Give every line of the data again, unchanged, but with no pictures.
▬▬▬▬▬▬
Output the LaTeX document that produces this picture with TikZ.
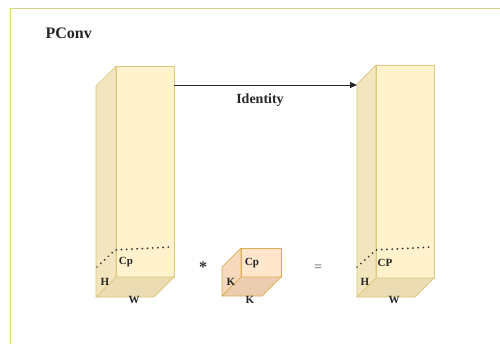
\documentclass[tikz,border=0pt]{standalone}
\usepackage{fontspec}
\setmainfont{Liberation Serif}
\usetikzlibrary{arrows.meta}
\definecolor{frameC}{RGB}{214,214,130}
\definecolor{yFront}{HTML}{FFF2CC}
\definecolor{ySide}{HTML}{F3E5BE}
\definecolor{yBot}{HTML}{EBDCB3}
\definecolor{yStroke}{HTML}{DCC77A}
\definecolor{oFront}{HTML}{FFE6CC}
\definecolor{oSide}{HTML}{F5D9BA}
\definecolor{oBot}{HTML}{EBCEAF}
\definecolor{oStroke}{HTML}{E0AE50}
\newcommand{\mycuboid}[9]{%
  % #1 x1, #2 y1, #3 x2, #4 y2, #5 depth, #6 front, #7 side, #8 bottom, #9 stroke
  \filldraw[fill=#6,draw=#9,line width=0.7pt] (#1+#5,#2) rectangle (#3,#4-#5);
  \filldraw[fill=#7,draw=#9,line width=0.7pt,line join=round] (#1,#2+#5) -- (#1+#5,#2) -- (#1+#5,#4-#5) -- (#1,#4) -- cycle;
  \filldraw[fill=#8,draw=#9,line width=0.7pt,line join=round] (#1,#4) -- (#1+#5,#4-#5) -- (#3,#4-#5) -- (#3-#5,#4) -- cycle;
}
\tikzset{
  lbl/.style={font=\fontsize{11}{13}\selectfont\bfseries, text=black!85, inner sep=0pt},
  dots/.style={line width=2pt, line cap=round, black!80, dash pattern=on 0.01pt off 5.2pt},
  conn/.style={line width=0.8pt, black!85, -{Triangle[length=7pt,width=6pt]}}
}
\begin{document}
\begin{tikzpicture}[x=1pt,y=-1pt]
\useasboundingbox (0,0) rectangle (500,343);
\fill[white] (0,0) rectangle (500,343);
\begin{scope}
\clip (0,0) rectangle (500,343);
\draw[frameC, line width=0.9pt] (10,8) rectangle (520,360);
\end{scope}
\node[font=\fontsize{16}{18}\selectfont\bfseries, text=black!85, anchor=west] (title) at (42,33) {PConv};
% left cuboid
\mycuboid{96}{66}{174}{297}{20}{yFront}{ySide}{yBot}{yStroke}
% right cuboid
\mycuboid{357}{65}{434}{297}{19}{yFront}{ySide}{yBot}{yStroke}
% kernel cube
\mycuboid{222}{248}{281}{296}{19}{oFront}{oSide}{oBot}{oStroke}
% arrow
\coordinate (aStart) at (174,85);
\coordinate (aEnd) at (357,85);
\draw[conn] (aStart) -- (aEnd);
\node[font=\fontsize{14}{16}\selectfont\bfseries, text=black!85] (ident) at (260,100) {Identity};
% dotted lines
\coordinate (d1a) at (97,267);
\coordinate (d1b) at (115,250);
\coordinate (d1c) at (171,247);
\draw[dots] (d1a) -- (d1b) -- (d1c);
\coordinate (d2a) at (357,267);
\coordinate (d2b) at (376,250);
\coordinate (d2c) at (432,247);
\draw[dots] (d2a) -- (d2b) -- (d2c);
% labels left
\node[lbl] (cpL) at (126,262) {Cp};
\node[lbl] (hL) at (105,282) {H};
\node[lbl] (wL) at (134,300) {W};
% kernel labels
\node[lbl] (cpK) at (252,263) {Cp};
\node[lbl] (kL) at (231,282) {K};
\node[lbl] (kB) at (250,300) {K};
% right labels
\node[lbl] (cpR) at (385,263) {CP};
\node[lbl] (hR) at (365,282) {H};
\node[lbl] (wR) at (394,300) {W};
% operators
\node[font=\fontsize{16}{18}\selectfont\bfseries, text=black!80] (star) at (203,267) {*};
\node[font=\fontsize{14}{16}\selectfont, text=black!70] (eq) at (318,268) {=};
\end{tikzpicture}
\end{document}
▬▬▬▬▬▬
■ **ANSWER BELOW**:
Output the LaTeX document that produces this picture with TikZ.
\documentclass[tikz,border=0pt]{standalone}
\usepackage{fontspec}
\setmainfont{Liberation Serif}
\usetikzlibrary{arrows.meta}
\definecolor{frameC}{RGB}{214,214,130}
\definecolor{yFront}{HTML}{FFF2CC}
\definecolor{ySide}{HTML}{F3E5BE}
\definecolor{yBot}{HTML}{EBDCB3}
\definecolor{yStroke}{HTML}{DCC77A}
\definecolor{oFront}{HTML}{FFE6CC}
\definecolor{oSide}{HTML}{F5D9BA}
\definecolor{oBot}{HTML}{EBCEAF}
\definecolor{oStroke}{HTML}{E0AE50}
\newcommand{\mycuboid}[9]{%
  % #1 x1, #2 y1, #3 x2, #4 y2, #5 depth, #6 front, #7 side, #8 bottom, #9 stroke
  \filldraw[fill=#6,draw=#9,line width=0.7pt] (#1+#5,#2) rectangle (#3,#4-#5);
  \filldraw[fill=#7,draw=#9,line width=0.7pt,line join=round] (#1,#2+#5) -- (#1+#5,#2) -- (#1+#5,#4-#5) -- (#1,#4) -- cycle;
  \filldraw[fill=#8,draw=#9,line width=0.7pt,line join=round] (#1,#4) -- (#1+#5,#4-#5) -- (#3,#4-#5) -- (#3-#5,#4) -- cycle;
}
\tikzset{
  lbl/.style={font=\fontsize{11}{13}\selectfont\bfseries, text=black!85, inner sep=0pt},
  dots/.style={line width=2pt, line cap=round, black!80, dash pattern=on 0.01pt off 5.2pt},
  conn/.style={line width=0.8pt, black!85, -{Triangle[length=7pt,width=6pt]}}
}
\begin{document}
\begin{tikzpicture}[x=1pt,y=-1pt]
\useasboundingbox (0,0) rectangle (500,343);
\fill[white] (0,0) rectangle (500,343);
\begin{scope}
\clip (0,0) rectangle (500,343);
\draw[frameC, line width=0.9pt] (10,8) rectangle (520,360);
\end{scope}
\node[font=\fontsize{16}{18}\selectfont\bfseries, text=black!85, anchor=west] (title) at (42,33) {PConv};
% left cuboid
\mycuboid{96}{66}{174}{297}{20}{yFront}{ySide}{yBot}{yStroke}
% right cuboid
\mycuboid{357}{65}{434}{297}{19}{yFront}{ySide}{yBot}{yStroke}
% kernel cube
\mycuboid{222}{248}{281}{296}{19}{oFront}{oSide}{oBot}{oStroke}
% arrow
\coordinate (aStart) at (174,85);
\coordinate (aEnd) at (357,85);
\draw[conn] (aStart) -- (aEnd);
\node[font=\fontsize{14}{16}\selectfont\bfseries, text=black!85] (ident) at (260,100) {Identity};
% dotted lines
\coordinate (d1a) at (97,267);
\coordinate (d1b) at (115,250);
\coordinate (d1c) at (171,247);
\draw[dots] (d1a) -- (d1b) -- (d1c);
\coordinate (d2a) at (357,267);
\coordinate (d2b) at (376,250);
\coordinate (d2c) at (432,247);
\draw[dots] (d2a) -- (d2b) -- (d2c);
% labels left
\node[lbl] (cpL) at (126,262) {Cp};
\node[lbl] (hL) at (105,282) {H};
\node[lbl] (wL) at (134,300) {W};
% kernel labels
\node[lbl] (cpK) at (252,263) {Cp};
\node[lbl] (kL) at (231,282) {K};
\node[lbl] (kB) at (250,300) {K};
% right labels
\node[lbl] (cpR) at (385,263) {CP};
\node[lbl] (hR) at (365,282) {H};
\node[lbl] (wR) at (394,300) {W};
% operators
\node[font=\fontsize{16}{18}\selectfont\bfseries, text=black!80] (star) at (203,267) {*};
\node[font=\fontsize{14}{16}\selectfont, text=black!70] (eq) at (318,268) {=};
\end{tikzpicture}
\end{document}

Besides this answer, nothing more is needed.